WE shall never got beyond the need of using daily the Lord's prayer. He has bound by the conjunction and the prayer for forgiveness with that for daily bread, as though to teach us that we shall need the one as Iong as we need the other. At the end of the best day that we ever spent, when we are not aware of having consciously sinned in act, or speech, or thought, we shall still have need of the precious blood. We may know nothing against ourselves, yet we shall not be thereby justified; because He that judgeth us is our holy Lord, and the standard by which we are judged is his own perfect character. A piece of cambric looks extremely fine to the eye, but how coarse to the microscope! Sheep look white against the dark ground of the early spring; but how dark if there should be a fall of snow! Our characters seem stainless, only because we compare ourselves with ourselves, or with others.

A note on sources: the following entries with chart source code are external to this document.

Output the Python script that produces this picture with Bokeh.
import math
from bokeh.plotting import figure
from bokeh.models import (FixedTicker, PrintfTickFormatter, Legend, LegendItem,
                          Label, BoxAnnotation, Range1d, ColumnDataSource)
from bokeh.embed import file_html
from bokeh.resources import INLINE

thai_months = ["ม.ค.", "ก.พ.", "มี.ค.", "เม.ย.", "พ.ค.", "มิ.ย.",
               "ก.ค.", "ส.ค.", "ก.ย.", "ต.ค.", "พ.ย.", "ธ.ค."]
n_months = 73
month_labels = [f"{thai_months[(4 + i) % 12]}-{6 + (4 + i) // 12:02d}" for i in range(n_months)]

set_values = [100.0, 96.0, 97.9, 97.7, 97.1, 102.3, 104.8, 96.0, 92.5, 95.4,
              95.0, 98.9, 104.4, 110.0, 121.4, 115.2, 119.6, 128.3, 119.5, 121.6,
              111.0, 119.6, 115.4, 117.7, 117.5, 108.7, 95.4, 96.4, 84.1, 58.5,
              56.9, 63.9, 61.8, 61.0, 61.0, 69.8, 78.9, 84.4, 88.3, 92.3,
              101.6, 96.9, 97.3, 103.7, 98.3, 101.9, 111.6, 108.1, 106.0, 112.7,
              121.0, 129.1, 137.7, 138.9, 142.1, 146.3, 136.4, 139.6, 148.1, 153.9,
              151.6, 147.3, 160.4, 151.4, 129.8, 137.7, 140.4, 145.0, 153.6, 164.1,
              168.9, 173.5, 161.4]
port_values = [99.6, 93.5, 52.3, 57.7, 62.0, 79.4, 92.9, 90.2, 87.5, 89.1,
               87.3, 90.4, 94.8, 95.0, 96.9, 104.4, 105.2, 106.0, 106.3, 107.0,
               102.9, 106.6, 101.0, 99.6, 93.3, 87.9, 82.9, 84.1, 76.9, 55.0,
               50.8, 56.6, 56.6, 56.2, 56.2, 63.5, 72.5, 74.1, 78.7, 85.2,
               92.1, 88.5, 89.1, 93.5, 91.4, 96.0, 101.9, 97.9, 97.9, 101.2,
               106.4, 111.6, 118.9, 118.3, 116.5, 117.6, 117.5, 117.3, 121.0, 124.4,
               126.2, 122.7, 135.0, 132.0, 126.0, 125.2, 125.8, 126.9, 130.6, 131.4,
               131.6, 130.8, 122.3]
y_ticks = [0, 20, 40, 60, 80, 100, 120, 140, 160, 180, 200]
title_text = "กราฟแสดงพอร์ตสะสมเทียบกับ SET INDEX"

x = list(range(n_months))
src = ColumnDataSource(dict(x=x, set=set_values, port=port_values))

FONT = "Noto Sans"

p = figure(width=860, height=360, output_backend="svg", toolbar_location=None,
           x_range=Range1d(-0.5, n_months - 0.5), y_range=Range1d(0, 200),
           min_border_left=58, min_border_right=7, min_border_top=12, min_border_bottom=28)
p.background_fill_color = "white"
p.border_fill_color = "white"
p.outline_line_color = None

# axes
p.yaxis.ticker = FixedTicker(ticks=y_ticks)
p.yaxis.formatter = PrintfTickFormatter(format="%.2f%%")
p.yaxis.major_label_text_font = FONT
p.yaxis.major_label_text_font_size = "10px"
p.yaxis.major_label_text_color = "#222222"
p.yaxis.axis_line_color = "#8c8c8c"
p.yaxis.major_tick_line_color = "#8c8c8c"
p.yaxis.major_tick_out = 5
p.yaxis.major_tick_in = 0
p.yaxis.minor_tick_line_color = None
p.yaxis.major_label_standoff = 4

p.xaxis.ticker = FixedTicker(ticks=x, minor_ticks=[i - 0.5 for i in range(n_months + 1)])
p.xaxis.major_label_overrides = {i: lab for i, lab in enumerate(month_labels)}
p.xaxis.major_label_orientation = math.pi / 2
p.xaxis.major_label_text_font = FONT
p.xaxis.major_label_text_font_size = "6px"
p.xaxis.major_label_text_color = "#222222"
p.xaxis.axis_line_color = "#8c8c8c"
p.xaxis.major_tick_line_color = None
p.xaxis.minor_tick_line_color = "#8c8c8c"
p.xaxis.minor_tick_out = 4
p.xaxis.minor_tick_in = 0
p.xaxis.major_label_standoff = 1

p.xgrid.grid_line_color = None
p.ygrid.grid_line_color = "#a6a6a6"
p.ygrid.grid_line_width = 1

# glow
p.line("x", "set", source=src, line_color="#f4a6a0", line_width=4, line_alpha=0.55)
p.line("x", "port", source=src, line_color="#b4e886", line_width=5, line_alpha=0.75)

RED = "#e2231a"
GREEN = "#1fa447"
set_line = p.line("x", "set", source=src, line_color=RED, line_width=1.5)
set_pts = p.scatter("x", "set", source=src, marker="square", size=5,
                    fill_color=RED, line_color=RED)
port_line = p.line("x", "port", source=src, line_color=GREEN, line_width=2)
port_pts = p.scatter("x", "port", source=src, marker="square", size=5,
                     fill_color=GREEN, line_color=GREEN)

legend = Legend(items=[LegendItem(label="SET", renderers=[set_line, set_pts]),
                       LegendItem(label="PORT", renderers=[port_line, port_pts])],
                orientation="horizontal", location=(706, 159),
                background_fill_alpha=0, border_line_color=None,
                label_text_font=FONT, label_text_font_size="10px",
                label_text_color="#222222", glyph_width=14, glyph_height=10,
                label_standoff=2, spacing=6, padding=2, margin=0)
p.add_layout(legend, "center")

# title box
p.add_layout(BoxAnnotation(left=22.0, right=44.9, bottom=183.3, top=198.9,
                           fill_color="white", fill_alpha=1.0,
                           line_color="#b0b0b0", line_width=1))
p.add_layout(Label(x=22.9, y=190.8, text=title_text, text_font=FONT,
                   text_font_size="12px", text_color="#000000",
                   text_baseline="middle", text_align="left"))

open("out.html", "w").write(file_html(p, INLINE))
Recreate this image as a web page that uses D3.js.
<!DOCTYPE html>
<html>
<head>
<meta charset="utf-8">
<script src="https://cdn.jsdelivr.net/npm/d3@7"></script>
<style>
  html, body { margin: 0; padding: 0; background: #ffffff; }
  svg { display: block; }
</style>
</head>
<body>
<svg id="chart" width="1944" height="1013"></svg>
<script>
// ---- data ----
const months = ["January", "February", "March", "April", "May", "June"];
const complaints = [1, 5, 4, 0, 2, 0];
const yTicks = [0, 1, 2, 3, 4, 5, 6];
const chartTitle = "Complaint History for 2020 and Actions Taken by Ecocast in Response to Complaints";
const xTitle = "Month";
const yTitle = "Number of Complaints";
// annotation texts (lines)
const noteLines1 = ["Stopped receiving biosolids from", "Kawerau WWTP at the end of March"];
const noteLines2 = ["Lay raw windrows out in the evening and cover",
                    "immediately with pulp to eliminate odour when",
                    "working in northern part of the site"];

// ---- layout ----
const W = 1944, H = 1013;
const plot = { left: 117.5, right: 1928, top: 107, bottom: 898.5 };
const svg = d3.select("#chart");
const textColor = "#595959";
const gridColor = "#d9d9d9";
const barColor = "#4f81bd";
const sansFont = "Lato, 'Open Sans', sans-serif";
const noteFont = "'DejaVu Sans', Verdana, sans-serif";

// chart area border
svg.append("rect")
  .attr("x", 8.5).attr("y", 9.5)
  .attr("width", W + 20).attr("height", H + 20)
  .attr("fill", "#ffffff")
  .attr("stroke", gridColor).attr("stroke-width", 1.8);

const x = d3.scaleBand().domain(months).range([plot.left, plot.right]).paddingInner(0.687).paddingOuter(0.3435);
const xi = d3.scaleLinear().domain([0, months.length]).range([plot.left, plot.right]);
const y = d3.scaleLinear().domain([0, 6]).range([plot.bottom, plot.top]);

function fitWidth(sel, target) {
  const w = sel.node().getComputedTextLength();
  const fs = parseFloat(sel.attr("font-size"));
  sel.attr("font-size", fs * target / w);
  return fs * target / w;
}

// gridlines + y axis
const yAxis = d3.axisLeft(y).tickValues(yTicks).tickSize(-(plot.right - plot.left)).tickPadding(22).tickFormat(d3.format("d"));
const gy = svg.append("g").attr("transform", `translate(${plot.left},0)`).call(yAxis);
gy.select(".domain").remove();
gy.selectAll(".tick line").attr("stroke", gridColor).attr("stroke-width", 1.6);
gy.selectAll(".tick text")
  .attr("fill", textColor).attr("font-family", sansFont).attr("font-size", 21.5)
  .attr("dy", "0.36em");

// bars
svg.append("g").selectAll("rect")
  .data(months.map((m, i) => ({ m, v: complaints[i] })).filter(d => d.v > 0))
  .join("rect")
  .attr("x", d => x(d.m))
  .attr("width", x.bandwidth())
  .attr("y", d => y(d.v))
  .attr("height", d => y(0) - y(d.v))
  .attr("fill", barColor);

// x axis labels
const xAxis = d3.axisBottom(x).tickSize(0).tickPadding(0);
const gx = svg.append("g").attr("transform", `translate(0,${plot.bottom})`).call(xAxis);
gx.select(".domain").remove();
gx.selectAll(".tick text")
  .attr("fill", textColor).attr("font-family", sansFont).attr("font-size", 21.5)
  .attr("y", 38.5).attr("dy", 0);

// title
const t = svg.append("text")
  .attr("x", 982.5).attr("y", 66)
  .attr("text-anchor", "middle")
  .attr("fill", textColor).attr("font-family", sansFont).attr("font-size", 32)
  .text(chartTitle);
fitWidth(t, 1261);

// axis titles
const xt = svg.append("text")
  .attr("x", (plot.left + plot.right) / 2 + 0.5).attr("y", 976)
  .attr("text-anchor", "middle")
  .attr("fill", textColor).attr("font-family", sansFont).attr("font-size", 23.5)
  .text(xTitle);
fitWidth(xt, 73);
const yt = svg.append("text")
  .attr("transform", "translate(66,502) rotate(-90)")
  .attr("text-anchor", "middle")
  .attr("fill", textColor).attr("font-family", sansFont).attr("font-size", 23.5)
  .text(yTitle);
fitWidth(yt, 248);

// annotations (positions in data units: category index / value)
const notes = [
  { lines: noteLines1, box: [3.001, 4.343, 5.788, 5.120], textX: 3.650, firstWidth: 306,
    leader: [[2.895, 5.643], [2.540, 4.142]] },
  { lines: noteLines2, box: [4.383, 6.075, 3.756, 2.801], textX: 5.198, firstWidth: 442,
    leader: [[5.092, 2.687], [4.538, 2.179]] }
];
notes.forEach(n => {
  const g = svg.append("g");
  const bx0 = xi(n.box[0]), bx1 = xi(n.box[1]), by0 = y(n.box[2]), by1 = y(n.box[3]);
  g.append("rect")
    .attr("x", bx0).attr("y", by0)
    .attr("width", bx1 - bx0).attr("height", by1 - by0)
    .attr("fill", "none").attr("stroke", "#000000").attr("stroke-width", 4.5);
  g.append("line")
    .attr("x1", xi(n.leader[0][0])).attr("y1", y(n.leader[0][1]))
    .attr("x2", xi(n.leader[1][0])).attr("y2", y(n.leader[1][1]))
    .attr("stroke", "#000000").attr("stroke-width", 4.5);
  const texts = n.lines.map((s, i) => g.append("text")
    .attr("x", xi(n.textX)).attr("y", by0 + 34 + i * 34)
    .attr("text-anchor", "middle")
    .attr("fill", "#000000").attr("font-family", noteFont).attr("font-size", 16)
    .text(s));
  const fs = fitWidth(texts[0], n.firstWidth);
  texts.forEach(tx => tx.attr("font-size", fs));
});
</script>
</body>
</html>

But, when our eyes are opened to see God, to behold the whiteness of the great white throne, and we stand in the searching light of heaven, we are as those who have just emerged from a ditch. I heard the other day of a woman being proud of having lived without sin for ten years! So we deceive ourselves. No, at the best we are sinful men and women, needing constant cleansing; even though we may be kept from known sin by the grace of Christ. It was at an advanced period in the life of the great Apostle, and when he lived nearest God, that he realized himself to be the chief of sinners.

"I know not what I am, but only know

I have had glimpses tongue may never speak:

No more I balance human joy and woe,

But think of my transgressions, and am meek."